La escultura está puesta cual si Cervantes se estuviera yendo de la Biblioteca Nacional, arrugando esos papeles con su mano derecha, enojado porque Tomás le rechazó un original. Más que una escultura de bienvenida, parece una escultura de “huye de aquí que en este lugar anida la cultura y eso es algo peligroso porque genera conciencia y la conciencia genera rebeldía u obsecuencia y yo te prefiero ignorante porque la ignorancia genera sumisión y eso es lo que quiero de ti”. O algo parecido.
Pero bueno, la de Cervantes no es una excepción. Si se fijan bien, ninguna estatua se ríe. El que no tiene cara de enojado, tiene cara de serio, de preocupado, de triste, de sufriente, o lisa y llanamente de estúpido. Ninguna sonrisa, ninguna mirada pícara. No, nada de eso. Todos amargados. Ni siquiera el Testone se ríe. Claro, el tipo pone cara de “yo no fui”, porque estar en pelotas en medio de 18 de Julio con esa desgracia a la vista de todos no debe ponerlo contento a uno. Digo yo.

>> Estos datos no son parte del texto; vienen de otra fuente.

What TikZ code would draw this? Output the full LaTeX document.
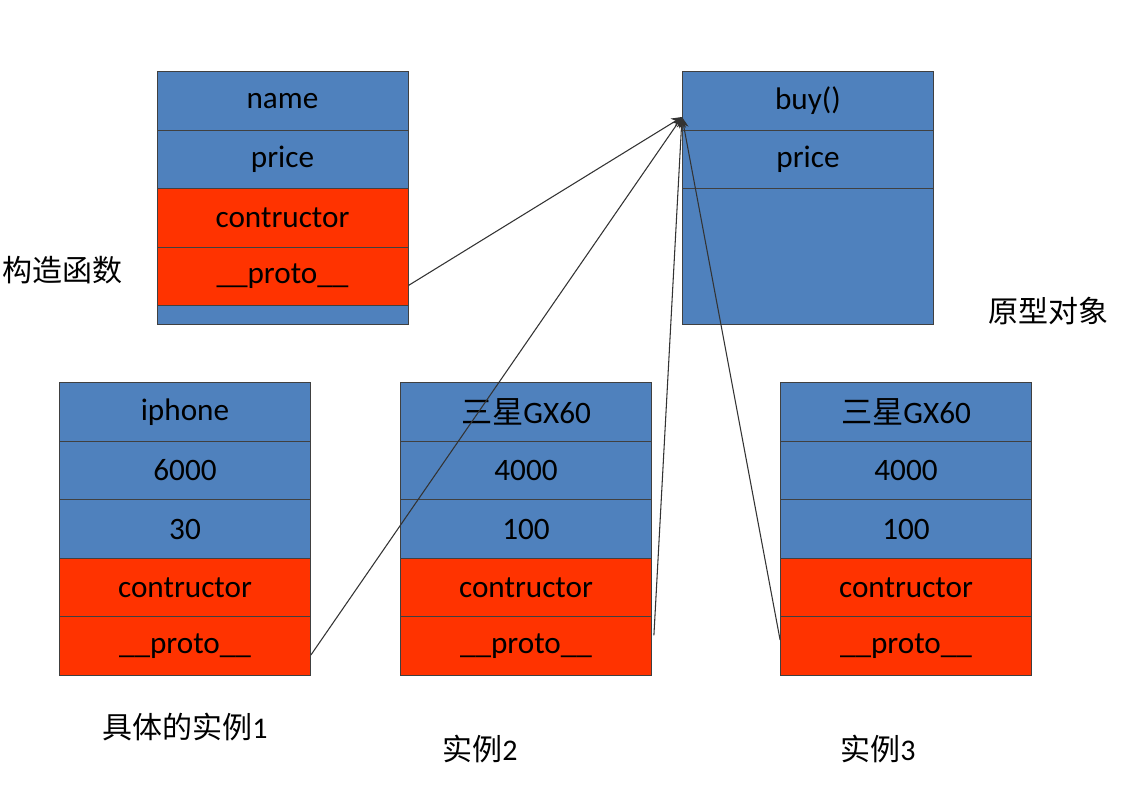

De todas maneras, hay en la Biblioteca Nacional otra estatua que sí nos da la bienvenida. Un pelado de barba con el camisón arrugado y medio cayéndosele, que señala con su mano derecha hacia la puerta, como diciéndonos: “Entrá nomás... No te achiques si ya estoy casi vengado pues en tu mismo pecado la penitencia llevás”. Todo un filósofo el tipo. Entonces entré y le dije a la funcionaria: “Déme un libro del Pelado”. “Sí señor, como no”, me dijo la mujer, y me trajo un socotroco escrito por un tal V.I. Lenin. Pero por la foto autografiada que había en el frontispicio enseguida me di cuenta de que estábamos hablando de pelados diferentes, porque éste usaba perita y era más joven. “No –le dije- de este pelado no, del de la estatua que está en la puerta” –le dije. La mujer sonrió, me miró como con lástima, y me dijo con voz bien de babosa: “Señor, lo lamento, ese de la estatua es Sócrates, un filósofo griego que nunca escribió nada”.
Al principio pensé que me estaba cachando. Después, como permanecía seria, pensé que me estaba dando salida para no tener que volver a buscar entre los anaqueles. Entonces me fui calladito hasta los ficheros esos que están en la entrada y busqué en la S: Simenón, Sinclair, Silva, Silva, Silva, Silva, Sófocles, Solzhenistin... Era verdad, no había ningún libro del Pelado. Lo único que encontré luego de mucho revolver, fue el resultado de un análisis que le había hecho alguien que debería ser su médico, un tal Platón. Bueno, mas bien era una autopsia, porque el libro se llamaba “Apoplejía de Sócrates” o algo así, no me acuerdo bien. El asunto es que realmente el pelado crepó sin escribir nunca nada.
Y entonces me surgió un terrible interrogante: Si este tipo nunca escribió nada ¿Qué hace su estatua en la puerta de la Biblioteca Nacional? Iba a ir a preguntarle la respuesta a la funcionaria, pero cuando ella vio que me acercaba de nuevo al mostrador. me miró con una cara que me sacó de golpe todas las interrogantes del marote. Así que me fui cantando bajito. Lo que sí pude averiguar después, es que a Cervantes no le decían manco porque le faltara alguna de las manos, sino porque había quedado con el brazo izquierdo medio mormoso después de la batalla del Espanto. Me quedé un poco mas tranquilo, pero de todas maneras, esto de la cultura tiene sus bemoles. Nada es tan fácil como parece, es algo mas bien misterioso. ¿Vio?